The Wylam Colliery and its Wylam Waggonway, eight miles west of Newcastle on the north bank of the River Tyne, occupy a unique place in railway history as the site where the world's two oldest surviving steam locomotives were built and where George Stephenson was born and grew up — the physical and biographical origin of the railway age concentrated in a single Northumberland village. The waggonway ran from the colliery along the Tyne bank to the coal staiths at Lemington, originally as a wooden plateway of around 1748 vintage and relaid in iron cast-iron plate rails from 1808.

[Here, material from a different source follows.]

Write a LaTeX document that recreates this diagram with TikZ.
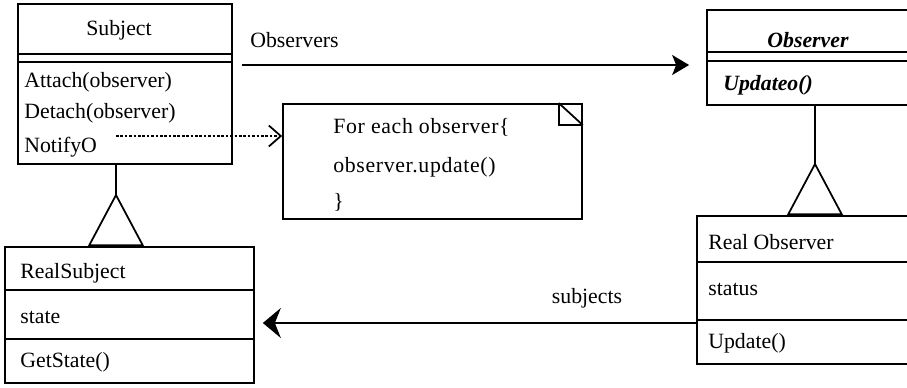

Under the direction of colliery viewer William Hedley, working with enginewright Jonathan Forster and the young blacksmith Timothy Hackworth, the Wylam locomotives Puffing Billy and Wylam Dilly were built in 1813–14 — the world's oldest surviving steam locomotives. Both worked the Wylam Waggonway for nearly fifty years, a remarkable commercial longevity for any steam locomotive, before passing into preservation. Puffing Billy is now at the Science Museum in London; Wylam Dilly is at the National Museum of Scotland in Edinburgh. Hedley's critical contribution at Wylam was the experimental proof that smooth-wheeled locomotives could achieve adequate traction on smooth iron rails without rack mechanisms — the foundational demonstration that made the adhesion railway possible.

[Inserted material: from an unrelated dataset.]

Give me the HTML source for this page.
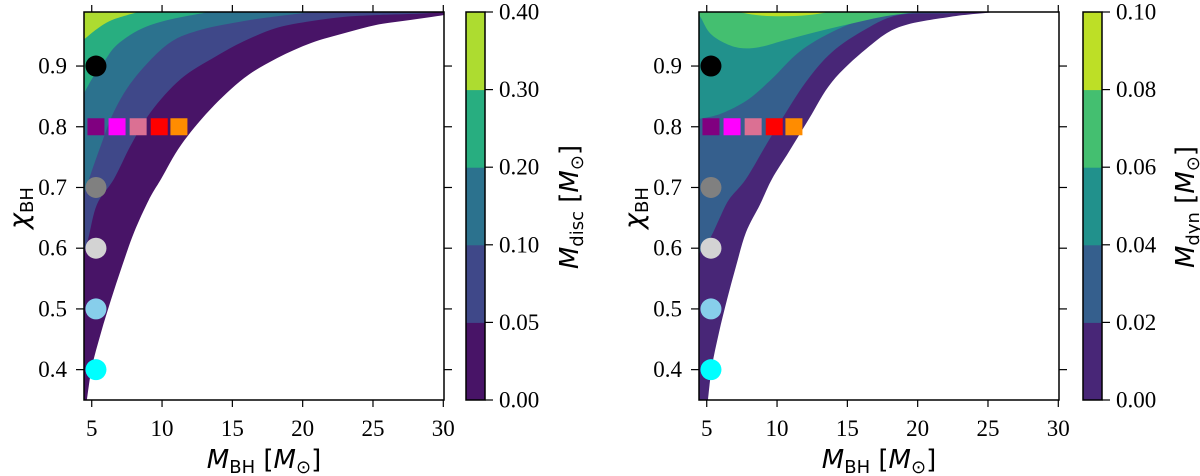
<!DOCTYPE html>
<html><head><meta charset="utf-8"><style>
html,body{margin:0;padding:0;background:#fff;width:1200px;height:476px;overflow:hidden}
</style></head><body>
<svg id="fig" width="1200" height="476" xmlns="http://www.w3.org/2000/svg"></svg>
<script>
// ---- data ----
const xTicks=[5,10,15,20,25,30];
const yTicks=[0.4,0.5,0.6,0.7,0.8,0.9];
const circleChi=[0.9,0.7,0.6,0.5,0.4];
const circleColors=["#000000","#808080","#d3d3d3","#87ceeb","#00ffff"];
const circleM=5.3;
const squareM=[5.3,6.8,8.3,9.8,11.2];
const squareColors=["#800080","#ff00ff","#db7093","#ff0000","#ff8c00"];
const squareChi=0.8;
// left panel boundaries (M, chi)
const discOuterM=[31.19,30.05,27.71,25.29,22.94,20.6,18.18,15.83,13.41,11.35,9.93,9.07,8.01,7.15,6.37,5.66,5.02,4.66,4.59];
const discOuterChi=[0.991,0.984,0.976,0.968,0.954,0.938,0.913,0.880,0.828,0.770,0.714,0.680,0.626,0.570,0.515,0.461,0.405,0.351,0.334];
const discLevelsM=[
 [30.13,28.85,25.29,22.94,20.6,18.18,15.83,13.77,11.35,9.22,7.79,6.58,5.37,4.73,4.17],
 [21.95,18.18,15.55,12.49,10.35,8.01,6.58,5.66,4.81,4.02],
 [14.12,10.64,8.50,6.80,5.87,5.02,4.02],
 [8.79,6.58,5.37,4.02]];
const discLevelsChi=[
 [0.991,0.987,0.984,0.981,0.974,0.963,0.941,0.915,0.879,0.825,0.770,0.714,0.672,0.614,0.573],
 [0.992,0.982,0.973,0.958,0.935,0.879,0.825,0.770,0.714,0.655],
 [0.992,0.977,0.961,0.935,0.907,0.879,0.836],
 [0.992,0.977,0.961,0.935]];
const discColors=["#481467","#3f4889","#2c728e","#28ae80","#addc30"];
const discTicks=["0.00","0.05","0.10","0.20","0.30","0.40"];
// right panel
const dynOuterM=[25.86,25.50,22.3,18.67,16.33,13.91,12.27,10.85,9.64,8.79,7.79,7.08,6.44,5.87,5.37,5.09,5.02];
const dynOuterChi=[0.991,0.989,0.981,0.964,0.928,0.874,0.813,0.759,0.714,0.672,0.626,0.570,0.515,0.461,0.405,0.351,0.334];
const dynLevelsM=[
 [25.15,22.3,18.67,16.33,13.91,12.06,10.35,9.22,7.79,6.58,5.87,5.30,4.66,3.81],
 [20.17,16.33,13.91,11.56,9.64,8.01,6.37,5.16,3.81],
 [3.81,4.45,5.16,6.09,7.30,8.72,10.64,12.77,15.12,17.46,19.88,20.88],
 [6.65,8.5,10.35,12.27,14.47]];
const dynLevelsChi=[
 [0.991,0.987,0.984,0.961,0.923,0.874,0.813,0.770,0.714,0.680,0.647,0.619,0.598,0.565],
 [0.991,0.977,0.956,0.923,0.879,0.846,0.825,0.816,0.811],
 [0.992,0.984,0.956,0.940,0.930,0.931,0.943,0.956,0.969,0.981,0.989,0.992],
 [0.992,0.984,0.982,0.984,0.992]];
const dynColors=["#482677","#355f8d","#21918c","#44bf70","#bddf26"];
const dynTicks=["0.00","0.02","0.04","0.06","0.08","0.10"];

const NS="http://www.w3.org/2000/svg";
const svg=document.getElementById('fig');
const SERIF='"Liberation Serif", "Times New Roman", serif';
const SANS='"DejaVu Sans", sans-serif';
function mk(tag,attrs,parent){const e=document.createElementNS(NS,tag);for(const k in attrs)e.setAttribute(k,attrs[k]);(parent||svg).appendChild(e);return e;}
function smooth(pts){
  let d=`M${pts[0][0]},${pts[0][1]}`;
  for(let i=0;i<pts.length-1;i++){const p0=pts[Math.max(0,i-1)],p1=pts[i],p2=pts[i+1],p3=pts[Math.min(pts.length-1,i+2)];
    d+=` C${p1[0]+(p2[0]-p0[0])/6},${p1[1]+(p2[1]-p0[1])/6} ${p2[0]-(p3[0]-p1[0])/6},${p2[1]-(p3[1]-p1[1])/6} ${p2[0]},${p2[1]}`;}
  return d;
}
function panel(o){
  const X0=o.x0,X1=o.x0+360,Y0=12,Y1=400,xmin=4.45,xmax=30.05,ymin=0.35,ymax=0.989;
  const sx=m=>X0+(m-xmin)/(xmax-xmin)*(X1-X0);
  const sy=c=>Y1-(c-ymin)/(ymax-ymin)*(Y1-Y0);
  const g=mk('g',{});
  
  
  const cid=o.name+'-clip';
  const cp=mk('clipPath',{id:cid},g);mk('rect',{x:X0,y:Y0,width:X1-X0,height:Y1-Y0},cp);
  const cg=mk('g',{'clip-path':`url(#${cid})`},g);
  let pts=o.outerM.map((m,i)=>[sx(m),sy(o.outerChi[i])]);
  let d=smooth(pts)+` L${X0-20},${Y1+20} L${X0-20},${Y0-20} L${X1+20},${Y0-20} L${X1+20},${pts[0][1]} Z`;
  let p=mk('path',{d:d,fill:o.colors[0]},cg);
  
  
  o.levM.forEach((arr,k)=>{
    const pp=arr.map((m,i)=>[sx(m),sy(o.levChi[k][i])]);
    const dd=smooth(pp)+` L${X0-20},${Y0-20} Z`;
    const e=mk('path',{d:dd,fill:o.colors[k+1]},cg);
    
    
  });
  circleChi.forEach((c,i)=>{const e=mk('circle',{cx:sx(circleM),cy:sy(c),r:10.5,fill:circleColors[i]},g);
    
    });
  squareM.forEach((m,i)=>{const e=mk('rect',{x:sx(m)-8.5,y:sy(squareChi)-8.5,width:17,height:17,fill:squareColors[i]},g);
    
    });
  mk('rect',{x:X0,y:Y0,width:X1-X0,height:Y1-Y0,fill:'none',stroke:'#000','stroke-width':1.5},g);
  xTicks.forEach(t=>{const x=sx(t);
    mk('line',{x1:x,x2:x,y1:Y1,y2:Y1+7,stroke:'#000','stroke-width':1.2},g);
    mk('line',{x1:x,x2:x,y1:Y0,y2:Y0-7,stroke:'#000','stroke-width':1.2},g);
    const tx=mk('text',{x:x,y:436,'font-size':23,'text-anchor':'middle','font-family':SERIF},g);tx.textContent=t;
    
    });
  yTicks.forEach(t=>{const y=sy(t);
    mk('line',{x1:X0,x2:X0-8,y1:y,y2:y,stroke:'#000','stroke-width':1.2},g);
    mk('line',{x1:X1,x2:X1+8,y1:y,y2:y,stroke:'#000','stroke-width':1.2},g);
    const tx=mk('text',{x:X0-17,y:y+7.5,'font-size':23,'text-anchor':'end','font-family':SERIF},g);tx.textContent=t.toFixed(1);
    
    });
  const xt=mk('text',{x:(X0+X1)/2,y:468,'font-size':26,'text-anchor':'middle','font-family':SANS},g);
  xt.innerHTML='<tspan font-style="italic">M</tspan><tspan font-size="18" dy="5">BH</tspan><tspan dy="-5"> [</tspan><tspan font-style="italic">M</tspan><tspan font-size="18" dy="5">⊙</tspan><tspan dy="-5">]</tspan>';
  
  
  const yt=mk('text',{transform:`translate(${X0-56},208) rotate(-90)`,'font-size':27,'text-anchor':'middle','font-family':SANS},g);
  yt.innerHTML='<tspan font-style="italic">χ</tspan><tspan font-size="18" dy="5">BH</tspan>';
  
  
  const cx0=o.cb,cw=19,seg=(Y1-Y0)/5;
  const cbg=mk('g',{},g);
  
  
  o.colors.forEach((c,i)=>mk('rect',{x:cx0,y:Y1-(i+1)*seg,width:cw,height:seg+0.5,fill:c},cbg));
  mk('rect',{x:cx0,y:Y0,width:cw,height:Y1-Y0,fill:'none',stroke:'#000','stroke-width':1.5},cbg);
  o.ticks.forEach((t,i)=>{const y=Y1-i*seg;
    mk('line',{x1:cx0+cw,x2:cx0+cw+8,y1:y,y2:y,stroke:'#000','stroke-width':1.2},cbg);
    const tx=mk('text',{x:cx0+cw+14,y:y+7.5,'font-size':23,'font-family':SERIF},cbg);tx.textContent=t;
    
    });
  const ct=mk('text',{transform:`translate(${o.cbt},207) rotate(-90)`,'font-size':26,'text-anchor':'middle','font-family':SANS},g);
  ct.innerHTML='<tspan font-style="italic">M</tspan><tspan font-size="18" dy="5">'+o.sub+'</tspan><tspan dy="-5"> [</tspan><tspan font-style="italic">M</tspan><tspan font-size="18" dy="5">⊙</tspan><tspan dy="-5">]</tspan>';
  
  
}
panel({name:'disc',x0:84,cb:466,cbt:578,outerM:discOuterM,outerChi:discOuterChi,levM:discLevelsM,levChi:discLevelsChi,colors:discColors,ticks:discTicks,sub:'disc'});
panel({name:'dyn',x0:699,cb:1083,cbt:1194,outerM:dynOuterM,outerChi:dynOuterChi,levM:dynLevelsM,levChi:dynLevelsChi,colors:dynColors,ticks:dynTicks,sub:'dyn'});
</script>
</body></html>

George Stephenson's birth cottage at Wylam, which stood directly alongside the waggonway — the infant Stephenson growing up beside the very track on which early steam experiments were conducted — is preserved by the National Trust as a heritage property. The connection between Stephenson's Wylam childhood and his subsequent career as the father of the railway age is one of the most remarkable biographical coincidences in the history of technology.

About

The Wylam Colliery and its associated Wylam Waggonway were a coal mine and tramroad eight miles west of Newcastle upon Tyne. The waggonway, originally a wooden plateway built about 1748, ran along the north bank of the River Tyne to staiths at Lemington for shipment of coal. From 1808 it was relaid in iron with cast-iron plate rails.

Wylam is most famous as the testing-ground for the locomotives Grasshopper (1813), Puffing Billy (1814) and Wylam Dilly (1814), designed by colliery viewer William Hedley, assisted by enginewright Jonathan Forster and the young blacksmith Timothy Hackworth. Puffing Billy and Wylam Dilly are the world's oldest surviving railway locomotives, preserved respectively at the Science Museum, London and the National Museum of Scotland.

Wylam was also the birthplace of George Stephenson in 1781, his birth-cottage stood directly adjacent to the waggonway and is preserved as a National Trust property.